Creating new towns calls for coordinated planning between the Centre and the states. The states would have to do the zoning, to identify areas for setting up new towns. The Centre could chip in with financial support and connectivity to existing highways and rail networks, as well as with regulatory approval and planning for new airports, and universities.

The modern knowledge economy would be driven by towns that host at least one world-class university and are connected to other towns, if not to the outside world, with the means of fast transport, whether by high-speed trains or planes. While the airport infrastructure need not burden the Centre, the regulatory apparatus, including air traffic control, must be mobilised and deployed by the Centre.

New towns have the advantage of being built from scratch. These can incorporate proper town planning: create places where people can live, work and play without long commutes. Buildings can be laid out to prevent the formation of heat islands. Parks, pools, playgrounds and stadia can be planned. Private residential areas can have public housing and low-cost rental housing in the private sector nearby.

Roads and buildings can be designed to prevent the formation of ghettos and facilitate policing and firefighting.

Where will state governments get the money to build all this? They do not need to raise the funds. Their job would be to zone, plan, bring together developers and convince farmers and others that if they pool their land to build new townships, they would be rewarded with a share of the developed, urban property, as predetermined and agreed upon.
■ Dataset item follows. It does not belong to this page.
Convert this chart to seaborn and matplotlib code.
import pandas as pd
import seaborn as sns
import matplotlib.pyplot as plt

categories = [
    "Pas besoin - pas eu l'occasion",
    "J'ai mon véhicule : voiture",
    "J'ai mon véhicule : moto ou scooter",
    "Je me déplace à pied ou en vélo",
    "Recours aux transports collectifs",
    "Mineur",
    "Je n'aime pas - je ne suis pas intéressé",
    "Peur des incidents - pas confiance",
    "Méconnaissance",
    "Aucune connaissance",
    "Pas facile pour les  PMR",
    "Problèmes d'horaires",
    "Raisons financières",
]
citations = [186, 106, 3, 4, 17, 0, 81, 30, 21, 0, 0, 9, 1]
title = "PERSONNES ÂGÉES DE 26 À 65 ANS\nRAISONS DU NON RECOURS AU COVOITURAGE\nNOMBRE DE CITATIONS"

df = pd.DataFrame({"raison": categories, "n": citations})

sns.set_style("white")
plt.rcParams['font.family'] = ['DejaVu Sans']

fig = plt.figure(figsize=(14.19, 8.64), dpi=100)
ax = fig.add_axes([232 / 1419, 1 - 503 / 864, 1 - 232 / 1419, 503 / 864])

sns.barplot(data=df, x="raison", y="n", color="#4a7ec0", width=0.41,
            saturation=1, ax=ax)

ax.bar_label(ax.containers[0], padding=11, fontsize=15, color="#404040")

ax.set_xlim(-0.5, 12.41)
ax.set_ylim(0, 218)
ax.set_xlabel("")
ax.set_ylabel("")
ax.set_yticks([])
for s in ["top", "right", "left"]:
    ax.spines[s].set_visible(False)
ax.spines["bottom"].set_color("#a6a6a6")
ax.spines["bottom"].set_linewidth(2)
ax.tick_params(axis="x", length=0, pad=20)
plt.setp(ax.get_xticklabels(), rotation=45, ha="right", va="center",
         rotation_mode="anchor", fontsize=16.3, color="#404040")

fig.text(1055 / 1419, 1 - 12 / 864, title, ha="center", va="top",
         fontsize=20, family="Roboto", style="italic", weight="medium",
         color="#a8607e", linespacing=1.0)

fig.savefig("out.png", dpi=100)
During his previous term as chief minister of Andhra Pradesh during 2014 to 2019, Chandrababu Naidu had obtained land to build his planned new capital Amaravati precisely in this fashion. It is a different matter that his successor scuppered this plan. Given this experience, farmers would need iron-clad, three-party contracts with developers and the government as the other parties, to release land for new towns. Such plans can be executed.

Where would developers find the money from? Real Estate Investment Trusts, other ETFs and some private equity would have to be roped in. If they carry credibility, the world’s savings would flood in, to build the new centres of growth to propel the world’s fastest-growing economy.